Workflow:Facebookresearch Audiocraft MusicGen Training Pipeline
| Knowledge Sources | |
|---|---|
| Domains | Audio_Generation, Model_Training, Distributed_Training |
| Last Updated | 2026-02-13 23:00 GMT |
Overview
End-to-end process for training a MusicGen autoregressive language model over discrete audio tokens using the AudioCraft Dora/Hydra training infrastructure.
Description
This workflow covers the complete training pipeline for MusicGen models, from environment and dataset preparation through model training, evaluation, and checkpoint management. It uses the MusicGenSolver which implements an autoregressive language modeling task over multiple streams of discrete tokens extracted from a pre-trained EnCodec model. The pipeline is built on Dora (experiment manager) and Hydra (configuration) with support for distributed training via FSDP, conditioner embedding caching, and comprehensive evaluation metrics (FAD, KLD, CLAP).
Usage
Execute this workflow when you need to train a new MusicGen model from scratch or fine-tune an existing pretrained model on a custom music dataset. Requires a multi-GPU setup for full-scale training (32+ GPUs for the small model, 64+ for medium), though debugging can be done on a single GPU. The dataset must be prepared with audio files and corresponding JSON metadata files.
Execution Steps
Step 1: Environment and Cluster Setup
Configure the AudioCraft environment including the team configuration, Dora experiment output directory, and SLURM cluster settings. Set the AUDIOCRAFT_TEAM environment variable and ensure the dora_dir path points to persistent storage (the default /tmp/ is only suitable for quick tests).
Key considerations:
- Set AUDIOCRAFT_TEAM to match your cluster (default, labs, or custom)
- Override AUDIOCRAFT_DORA_DIR for persistent checkpoint storage
- AUDIOCRAFT_REFERENCE_DIR for shared pretrained model references
- Cluster type is auto-detected but can be overridden via AUDIOCRAFT_CLUSTER
Step 2: Prepare Audio Dataset
Organize the training data as audio files with accompanying per-file JSON metadata. Create manifest files (one JSON line per audio file) that list all tracks with their metadata. Configure the dataset YAML to point to the manifest files for train, valid, evaluate, and generate splits.
Dataset structure:
- Audio files in WAV or other supported formats
- JSON metadata files alongside audio files (same name, .json extension)
- Metadata includes: title, artist, key, BPM, genre, description, etc.
- Manifest files in JSONL format listing audio paths and metadata
- Dataset config YAML defining paths and sample rate
Key considerations:
- MusicGen uses MusicDataset which extends AudioDataset with music metadata
- Sample rate should match the EnCodec model (32 kHz for MusicGen)

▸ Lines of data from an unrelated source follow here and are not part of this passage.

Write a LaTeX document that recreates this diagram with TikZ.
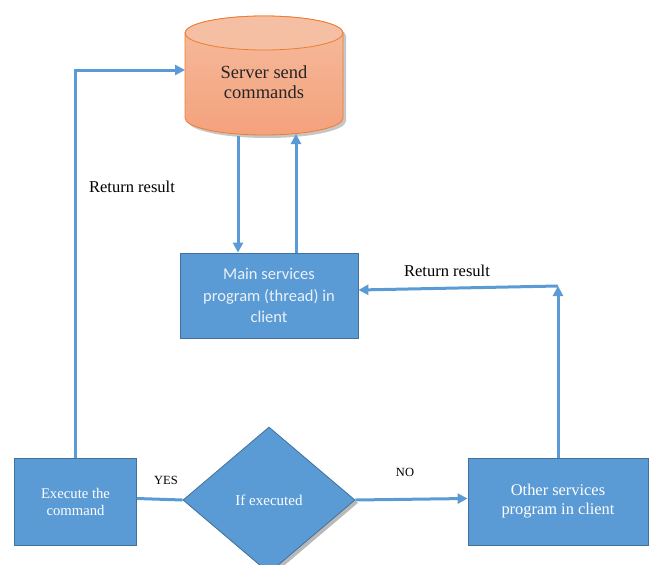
\documentclass[tikz,border=0pt]{standalone}
\usepackage{fontspec}
\setmainfont{Liberation Serif}
\newfontfamily\calib{Carlito}
\usetikzlibrary{shapes.geometric,arrows.meta,shadows}
\definecolor{boxblue}{HTML}{5B9BD5}
\definecolor{boxedge}{HTML}{41719C}
\definecolor{linblue}{HTML}{5B9BD5}
\definecolor{ortop}{HTML}{F5BB9E}
\definecolor{orbot}{HTML}{F4A27C}
\definecolor{orlid}{HTML}{F5BFA3}
\definecolor{oredge}{HTML}{ED7D31}
\definecolor{softwhite}{HTML}{EAF1F8}
\begin{document}
\begin{tikzpicture}[x=1pt,y=1pt,
  box/.style={rectangle, draw=boxedge, fill=boxblue, line width=0.8pt, text=white, align=center, inner sep=0pt},
  conn/.style={draw=linblue, line width=3pt},
  arr/.style={conn, -{Triangle[length=10pt,width=10pt]}},
  lbl/.style={font=\fontsize{16.5}{18}\selectfont, text=black, inner sep=0pt},
  small/.style={font=\fontsize{12.5}{14}\selectfont, text=black, inner sep=0pt},
  shad/.style={drop shadow={shadow xshift=3pt, shadow yshift=-3pt, fill=gray, opacity=0.55}}]
\useasboundingbox (0,0) rectangle (649,-565);

% cylinder
\fill[gray, opacity=0.45] (188,-36) -- (188,-121) arc[start angle=180,end angle=360,x radius=79,y radius=17] -- (346,-36) arc[start angle=0,end angle=180,x radius=79,y radius=17] -- cycle;
\path[top color=ortop, bottom color=orbot, draw=oredge, line width=0.8pt]
  (185,-33) -- (185,-118) arc[start angle=180,end angle=360,x radius=79,y radius=17]
  -- (343,-33) arc[start angle=0,end angle=180,x radius=79,y radius=17] -- cycle;
\draw[oredge, fill=orlid, line width=0.8pt] (264,-33) ellipse[x radius=79, y radius=17];
\node[minimum width=158pt, minimum height=85pt, inner sep=0pt] (srv) at (264,-75.5) {};
\node[align=center, font=\fontsize{18.5}{20.5}\selectfont, text=black!85] (srvtext) at (264,-82) {Server send\\commands};

% boxes
\node[box, minimum width=178pt, minimum height=85pt, text=softwhite, font=\calib\fontsize{16.5}{21.5}\selectfont] (main) at (269,-295.5) {Main services\\program (thread) in\\client};
\node[box, minimum width=122pt, minimum height=87pt, font=\fontsize{14.7}{17}\selectfont] (exec) at (75.5,-501.5) {Execute the\\command};
\node[box, minimum width=180pt, minimum height=87pt, font=\fontsize{16.4}{19}\selectfont] (other) at (558,-501.5) {Other services\\program in client};
\node[diamond, draw=boxedge, fill=boxblue, line width=0.8pt, aspect=1.18, minimum width=172pt, minimum height=146pt, inner sep=0pt, text=white, font=\fontsize{15}{16}\selectfont, shad] (dec) at (269,-500) {If executed};

% connectors
\coordinate (cylin) at (185,-70);
\draw[arr] (exec.north) |- (cylin);
\coordinate (d1) at (238,-136);
\draw[arr] (d1) -- (d1 |- main.north);
\coordinate (u1) at (296,-134);
\draw[arr] (u1 |- main.north) -- (u1);
\coordinate (rc) at (558,-286);
\draw[arr] (other.north) -- (rc);
\draw[arr] (rc) -- ([yshift=5.5pt]main.east);
\draw[conn] ([yshift=3pt]exec.east) -- (dec.west);
\draw[arr] (dec.east) -- ([yshift=3pt]other.west);

% labels
\node[lbl] (rr1) at (132,-187) {Return result};
\node[lbl] (rr2) at (447,-271) {Return result};
\node[small] (yes) at (166,-480) {YES};
\node[small] (no) at (405,-472) {NO};
\end{tikzpicture}
\end{document}
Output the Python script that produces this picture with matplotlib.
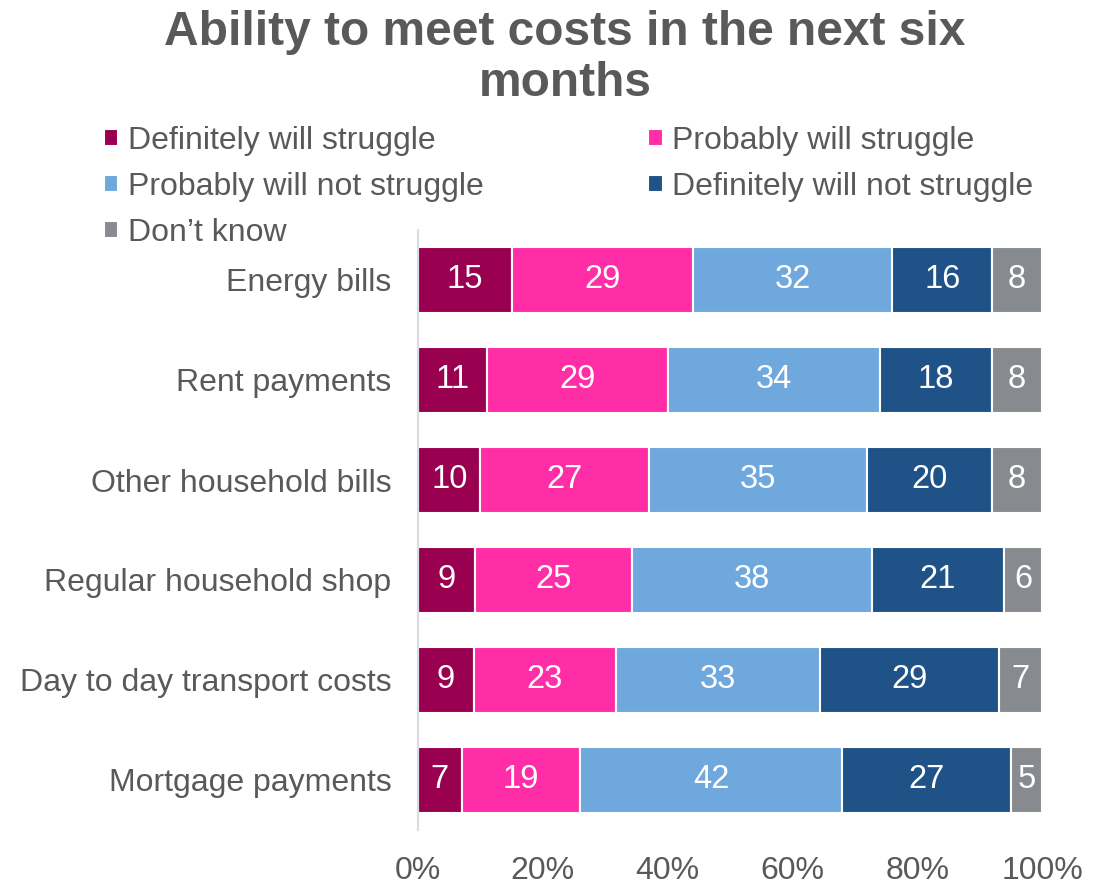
import matplotlib.pyplot as plt
import numpy as np

plt.rcParams['font.family'] = ['Liberation Sans', 'DejaVu Sans']

# survey results, % of respondents
categories = ["Energy bills", "Rent payments", "Other household bills",
              "Regular household shop", "Day to day transport costs",
              "Mortgage payments"]
responses = ["Definitely will struggle", "Probably will struggle",
             "Probably will not struggle", "Definitely will not struggle",
             "Don\u2019t know"]
definitely_struggle = [15, 11, 10, 9, 9, 7]
probably_struggle = [29, 29, 27, 25, 23, 19]
probably_not_struggle = [32, 34, 35, 38, 33, 42]
definitely_not_struggle = [16, 18, 20, 21, 29, 27]
dont_know = [8, 8, 8, 6, 7, 5]
tick_labels = ["0%", "20%", "40%", "60%", "80%", "100%"]

colors = ["#990050", "#FF2EA6", "#6FA8DC", "#1F5387", "#878B8F"]
grey = "#595959"

series = np.array([definitely_struggle, probably_struggle,
                   probably_not_struggle, definitely_not_struggle, dont_know],
                  dtype=float)
# 100% stacked: each row scaled to its own total
shares = series / series.sum(axis=0) * 100

fig = plt.figure(figsize=(11.06, 8.85), dpi=100)
ax = fig.add_axes([418 / 1106, 1 - 830 / 885, 624 / 1106, 600 / 885])

y = np.arange(len(categories))
left = np.zeros(len(categories))
bars = []
for i, name in enumerate(responses):
    b = ax.barh(y, shares[i], left=left, height=0.66, color=colors[i],
                edgecolor="white", linewidth=1.5, label=name)
    bars.append(b)
    for yi, (l, w, v) in enumerate(zip(left, shares[i], series[i])):
        ax.text(l + w / 2, yi, f"{v:.0f}", ha="center", va="center",
                color="white", fontsize=23.5)
    left = left + shares[i]

ax.set_xlim(0, 100)
ax.set_ylim(len(categories) - 0.5, -0.5)
ax.set_yticks(y, categories)
ax.set_xticks(np.arange(0, 101, 20), tick_labels)
ax.tick_params(axis="y", length=0, pad=19, labelsize=23, labelcolor=grey)
ax.tick_params(axis="x", length=0, pad=18.5, labelsize=23, labelcolor=grey)
for side in ["top", "right", "bottom"]:
    ax.spines[side].set_visible(False)
ax.spines["left"].set_color("#D9DDE3")
ax.spines["left"].set_linewidth(1.5)

fig.text(565 / 1106, 1 - 58 / 885,
         "Ability to meet costs in the next six\nmonths",
         ha="center", va="center", fontsize=34.5, fontweight="bold",
         color=grey, linespacing=1.15)

# legend fills column-wise, so order handles to read row by row
order = [0, 2, 4, 1, 3]
fig.legend([bars[i] for i in order], [responses[i] for i in order],
           ncol=2, loc="upper left", bbox_to_anchor=(104 / 1106, 1 - 126 / 885),
           frameon=False, fontsize=23, labelcolor=grey,
           handlelength=0.45, handleheight=0.45, handletextpad=0.3,
           columnspacing=5.15, labelspacing=0.5, borderpad=0,
           borderaxespad=0)

fig.savefig("out.png", dpi=100)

- Segments are randomly sampled from tracks during training
Step 3: Select Audio Tokenizer
Choose and configure the EnCodec compression model that will tokenize audio into discrete representations. This can be a pretrained model from HuggingFace, a custom-trained EnCodec, or an alternative tokenizer like DAC.
Options:
- Pretrained: facebook/encodec_32khz (default for MusicGen)
- Custom: provide a Dora signature or path to a trained EnCodec checkpoint
- Alternative: DAC (dac_44khz) with appropriate n_q and card settings
- Set transformer_lm.n_q and transformer_lm.card to match the tokenizer
Step 4: Configure Training Run
Select the solver configuration, model scale, conditioner type, and training hyperparameters. Compose the configuration from YAML config groups using Hydra overrides. For fine-tuning, set the continue_from parameter to initialize from a pretrained checkpoint.
Configuration hierarchy:
- Solver: musicgen/musicgen_base_32khz (text-to-music) or musicgen/musicgen_melody_32khz (melody)
- Model scale: small (300M), medium (1.5B), or large (3.3B)
- Conditioner: text2music, chroma2music, style2music, clapemb2music
- Optim: updates_per_epoch, learning rate, scheduler
- For fine-tuning: continue_from=//pretrained/facebook/musicgen-medium
Key considerations:
- Never modify default YAML config files directly; use Hydra overrides
- Configuration changes affect experiment signatures (hash-based tracking)
- FSDP and autocast are mutually exclusive
- Use autocast for models up to 1.5B, FSDP for larger models
Step 5: Launch Training
Launch the training job using Dora, either as a single run or through a grid for sweeping hyperparameters. The MusicGenSolver training loop iterates over epochs, each consisting of a train stage (fixed number of update steps), a validation stage, and periodic evaluation and generation stages.
Launch methods:
- Single run: dora run solver=musicgen/musicgen_base_32khz [overrides]
- Grid: dora grid musicgen.musicgen_base_32khz
- Distributed: add -d flag for multi-GPU local training
- SLURM: grids automatically schedule on SLURM clusters
Training loop per epoch:
- Train stage: runs for optim.updates_per_epoch steps (default 2000)
- Valid stage: computes cross-entropy and perplexity on validation set
- Evaluate stage: runs every N epochs with objective metrics (FAD, KLD, CLAP)
- Generate stage: produces audio samples every N epochs for listening
Step 6: Monitor and Evaluate
Monitor training progress through Dora experiment tracking, validation metrics, and periodic sample generation. Use the MOS listening tool to compare generated samples across model versions.
Monitoring tools:
- dora info -f SIG -t to tail training logs
- Validation loss (cross-entropy, perplexity) tracked each epoch
- Objective metrics: FAD (distributional quality), KLD (audio similarity), CLAP (text consistency)
- MOS tool: Flask web app for side-by-side audio comparison
Key considerations:
- An epoch does not necessarily mean one pass over the entire dataset
- Checkpointing happens every epoch (target ~30 min per epoch)
- EMA (Exponential Moving Average) weights are tracked for the best model state
- Training can be safely interrupted and resumed from the latest checkpoint
Step 7: Manage Checkpoints
Handle checkpoint saving, loading, and experiment management. Dora maintains checkpoints in signature-based folders, supports resuming interrupted training, and tracks the best model state based on validation metrics.
Checkpoint operations:
- Automatic saving every epoch with best state tracking
- Resume: simply re-run the same dora command (same signature reuses folder)
- Clear and restart: dora run --clear to discard previous checkpoints
- Access trained model: MusicGenSolver.get_eval_solver_from_sig('SIG')